Natasha Simonsen is a DPhil student in the Faculty of Law, University of Oxford.
Good to see someone focussing on this issue, particularly in the context of disappearance cases. The increase in formalism envisaged by the draft Protocol No. 15 and its potential impact on this sort of case is a real worry.
I would question, however, whether the contention that the Court has “liberally applied” the admissibility criteria and there is a “trend in the Court’s case law towards relaxation of procedural constraints on access to justice” stands up to empirical scrutiny.
As I’ve written elsewhere (http://www.germanlawjournal.com/index.php?pageID=11&artID=1385), looking into the Court’s published jurisprudence, it is quite easy to find authorities like Ers & Ors v Turkey where the concepts of admissibility have been flexibly applied, and prima facie strict requirements have been waived or varied to accommodate a case of sufficient interest or perceived importance.
However, published decisions make up a tiny % of all of the Court’s decisions on admissibility, the vast majority of which will be made by single judges, without reasons, with a negative outcome for the applicant. In 2012, the number of cases rejected as inadmissible topped 80,000, up from 50,000 the year before.
Their absence from the Court’s databases make these decisions difficult to recover, but it is important not to exclude them from our conception of the Court’s complete effective jurisprudence.

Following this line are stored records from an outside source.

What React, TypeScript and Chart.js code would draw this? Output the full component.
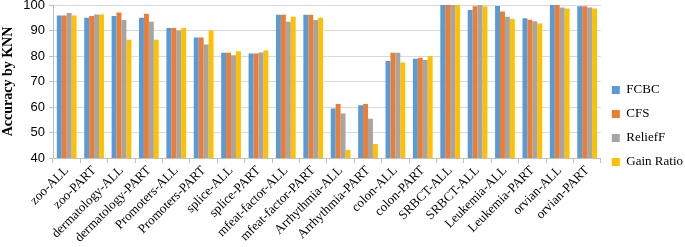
import React, { useEffect, useRef } from "react";
import { Chart, registerables } from "chart.js";

Chart.register(...registerables);

const categories = [
  "zoo-ALL", "zoo-PART", "dermatology-ALL", "dermatology-PART", "Promoters-ALL",
  "Promoters-PART", "splice-ALL", "splice-PART", "mfeat-factor-ALL", "mfeat-factor-PART",
  "Arrhythmia-ALL", "Arrhythmia-PART", "colon-ALL", "colon-PART", "SRBCT-ALL",
  "SRBCT-ALL", "Leukemia-ALL", "Leukemia-PART", "orvian-ALL", "orvian-PART",
];
const fcbc = [95.9, 95.0, 95.7, 95.0, 91.0, 87.3, 81.3, 81.0, 96.2, 96.2, 59.4, 60.7, 78.0, 78.9, 100, 98.0, 99.6, 94.8, 100, 99.5];
const cfs = [95.9, 95.7, 97.1, 96.6, 91.0, 87.3, 81.3, 81.0, 96.2, 96.2, 61.2, 61.2, 81.3, 79.3, 100, 99.5, 97.5, 94.2, 100, 99.5];
const relieff = [96.9, 96.3, 94.1, 93.4, 90.0, 84.5, 80.3, 81.4, 93.4, 94.1, 57.5, 55.4, 81.3, 78.4, 100, 100, 95.4, 93.6, 99.0, 99.0];
const gainRatio = [95.9, 96.3, 86.4, 86.4, 91.0, 90.0, 81.9, 82.2, 95.4, 95.0, 43.1, 45.5, 77.5, 80.0, 100, 99.5, 94.5, 92.7, 98.6, 98.6];
const yTicks = [40, 50, 60, 70, 80, 90, 100];

const seriesNames = ["FCBC", "CFS", "ReliefF", "Gain Ratio"];
const seriesColors = ["#5B9BD5", "#ED7D31", "#A5A5A5", "#FFC000"];

export default function App() {
  const ref = useRef<HTMLCanvasElement | null>(null);
  useEffect(() => {
    if (!ref.current) return;
    const values = [fcbc, cfs, relieff, gainRatio];
    const chart = new Chart(ref.current, {
      type: "bar",
      data: {
        labels: categories,
        datasets: values.map((v, i) => ({
          label: seriesNames[i],
          data: v,
          backgroundColor: seriesColors[i],
          borderWidth: 0,
          barPercentage: 1,
          categoryPercentage: 0.72,
        })),
      },
      options: {
        animation: false,
        responsive: false,
        maintainAspectRatio: false,
        layout: { padding: { top: 5, right: -8, bottom: 0, left: 0 } },
        plugins: {
          tooltip: { enabled: false },
          legend: {
            position: "right",
            align: "center",
            labels: {
              boxWidth: 8,
              boxHeight: 8,
              padding: 11,
              color: "#000",
              font: { family: "'Liberation Serif', 'Times New Roman', serif", size: 13 },
            },
          },
        },
        scales: {
          x: {
            grid: {
              display: true,
              offset: true,
              drawOnChartArea: false,
              drawTicks: true,
              tickLength: 5,
              color: "#BFBFBF",
            },
            border: { display: true, color: "#BFBFBF" },
            ticks: {
              autoSkip: false,
              maxRotation: 45,
              minRotation: 45,
              color: "#000",
              padding: 0,
              font: { family: "'Liberation Serif', 'Times New Roman', serif", size: 13 },
            },
            afterFit: (s: any) => { s.height = 89; s.paddingLeft = 0; s.paddingRight = 0; },
          },
          y: {
            min: 40,
            max: 100,
            afterBuildTicks: (s: any) => { s.ticks = yTicks.map((v) => ({ value: v })); },
            grid: { color: "#D9D9D9", drawTicks: true, tickLength: 4, tickColor: "#BFBFBF", lineWidth: 1 },
            border: { display: true, color: "#BFBFBF" },
            ticks: {
              color: "#000",
              padding: 4,
              font: { family: "'Liberation Sans', Arial, sans-serif", size: 13 },
            },
            title: {
              display: true,
              text: "Accuracy by KNN",
              color: "#000",
              padding: { top: 0, bottom: 2 },
              font: { family: "'Liberation Serif', 'Times New Roman', serif", size: 14, weight: "bold" },
            },
            afterFit: (s: any) => { s.width = 53; s.paddingTop = 0; s.paddingBottom = 0; },
          },
        },
      },
    });
    return () => chart.destroy();
  }, []);
  return (
    <div style={{ position: "absolute", left: 0, top: 0, width: 685, height: 247 }}>
      <canvas ref={ref} width={685} height={247} style={{ width: 685, height: 247 }} />
    </div>
  );
}
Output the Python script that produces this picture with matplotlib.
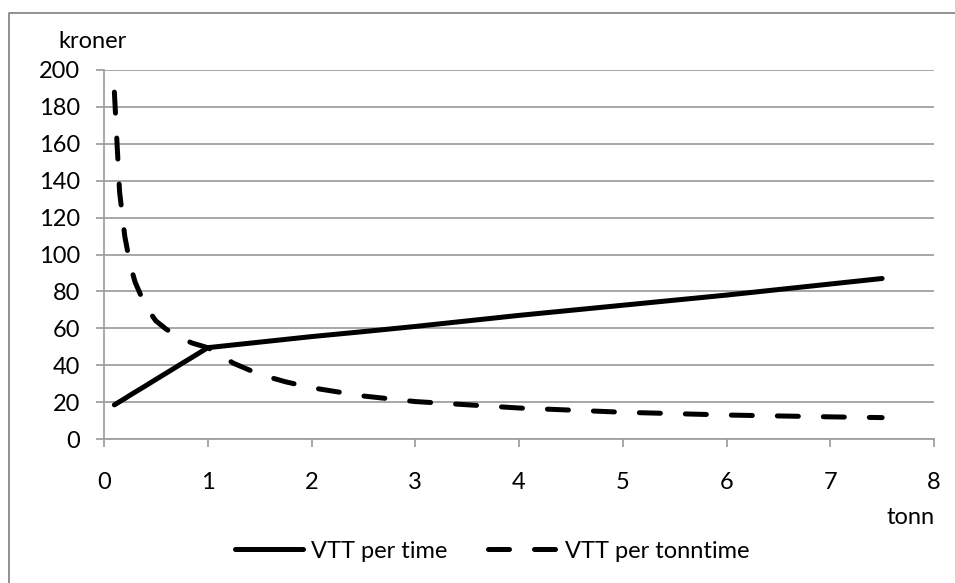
"""VTT per time / per tonntime chart"""
import matplotlib

matplotlib.use("Agg")
from matplotlib import pyplot as plt
from matplotlib.lines import Line2D

plt.rcParams["font.family"] = ["Lato", "DejaVu Sans"]

# Data
tonn = [0.1, 0.15, 0.2, 0.25, 0.3, 0.4, 0.5, 0.6, 0.75, 0.85, 1,
        1.25, 1.5, 1.75, 2, 2.5, 3, 4, 5, 6, 7, 7.5]
vtt_per_time = [18.5, 20.2, 21.9, 23.7, 25.4, 28.8, 32.3, 35.7, 40.9, 44.3, 49.5,
                51, 52.5, 54, 55.5, 58.2, 61, 67, 72.5, 78, 84, 87]
vtt_per_tonntime = [188, 134, 110, 95, 85, 72, 64, 59.5, 54.5, 52, 49.5,
                    41, 35, 31, 27.8, 23.3, 20.3, 16.8, 14.5, 13, 12, 11.6]

x_ticks = list(range(0, 9))
y_ticks = list(range(0, 201, 20))

GRID = "#a0a0a0"
FS = 17
LW = 3.6

fig = plt.figure(figsize=(9.55, 5.83), dpi=100)
ax = fig.add_axes([104 / 955, 1 - 439 / 583, 830 / 955, 369 / 583])

# solid line is straight between 0.1 and 1, then straight to 7.5
ax.plot(tonn, vtt_per_time, color="black", linewidth=LW,
        solid_capstyle="round", solid_joinstyle="round", label="VTT per time")
ax.plot(tonn, vtt_per_tonntime, color="black", linewidth=LW,
        linestyle=(0, (4.2, 5.0)), dash_capstyle="round",
        label="VTT per tonntime")

ax.set_xlim(0, 8)
ax.set_ylim(0, 200)
ax.set_xticks(x_ticks)
ax.set_yticks(y_ticks)
ax.yaxis.grid(True, color=GRID, linewidth=1.3)
ax.set_axisbelow(True)

for side in ["top", "right"]:
    ax.spines[side].set_visible(False)
for side in ["left", "bottom"]:
    ax.spines[side].set_color(GRID)
    ax.spines[side].set_linewidth(1.3)

ax.tick_params(axis="both", colors=GRID, labelcolor="black",
               labelsize=FS, length=6, width=1.3, direction="out")
ax.tick_params(axis="x", pad=18)
ax.tick_params(axis="y", pad=11)

fig.text(58 / 955, 1 - 42 / 583, "kroner", fontsize=FS, va="center", ha="left")
fig.text(935 / 955, 1 - 517 / 583, "tonn", fontsize=FS, va="center", ha="right")

fig.legend(loc="center", bbox_to_anchor=(492 / 955, 1 - 551 / 583), ncol=2,
           frameon=False, fontsize=FS, handlelength=2.9, handletextpad=0.35,
           columnspacing=1.7, borderaxespad=0, borderpad=0)

# outer chart border (only the top and left edges fall inside the picture)
fig.add_artist(Line2D([9 / 955, 9 / 955, 1.0], [0.0, 1 - 13 / 583, 1 - 13 / 583],
                      transform=fig.transFigure, color="#888888", linewidth=1.3))

fig.savefig("out.png", dpi=100)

If anything, the “trend in the Court’s caselaw” is generally towards heightened formalism as a pretext for the elimination of the overwhelming majority of applications submitted to it, not less. As is often the case, drawing conclusions about how courts practice from published cases alone is a precarious (and here, I suspect misleading) enterprise.

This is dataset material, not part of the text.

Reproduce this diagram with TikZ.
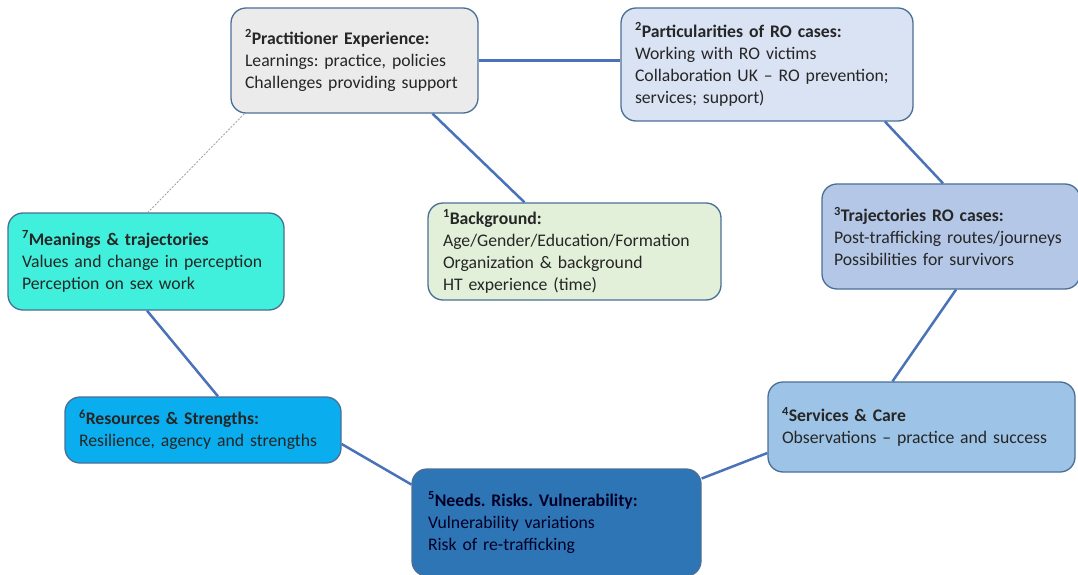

Thanks for your comment, which raises some important points. I agree that the Court’s decision-making on admissibility issues is deeply problematic. Not only are claims often mechanically rejected with the barest minimum of explanation, but the Court occasionally makes highly significant statements with potentially manifold consequences in the little-publicised context of admissibility decisions. A good example of the latter trend was the decision in Larioshina v Russia (http://hudoc.echr.coe.int/sites/eng/pages/search.aspx?i=001-22359), where the Court said that ‘a wholly insufficient amount of pension and the other social benefits may, in principle, raise an issue under Article 3 of the Convention which prohibits inhuman or degrading treatment’, but similarly broad statements were also made in Pancenko v Latvia (http://hudoc.echr.coe.int/sites/eng/pages/search.aspx?i=001-22359) and more recently in Budina v Russia (http://hudoc.echr.coe.int/sites/eng/pages/search.aspx?i=001-93434). The Court’s problematic decision-making in the admissibility context raises some very important issues for the rule of law, including the lack of consistency, clarity and coherence in the Court’s jurisprudence as a whole (as you say, it is quite possible that published jurisprudence supports one trend, while unpublished decisions suggest another trend entirely). A related problem is the unavailability of translations of the Court’s judgments in the languages of contracting states, including even those judgments ranked by the Court’s Jurisconsult as having the highest level of importance. If other contracting states cannot access the decisions of the Court, then how are they to respond to their implications, and incorporate changes into their domestic law? These features seriously undermine the capacity of the law to act as a guide to citizens, practitioners, courts and officials, as Raz would have it aspire to do.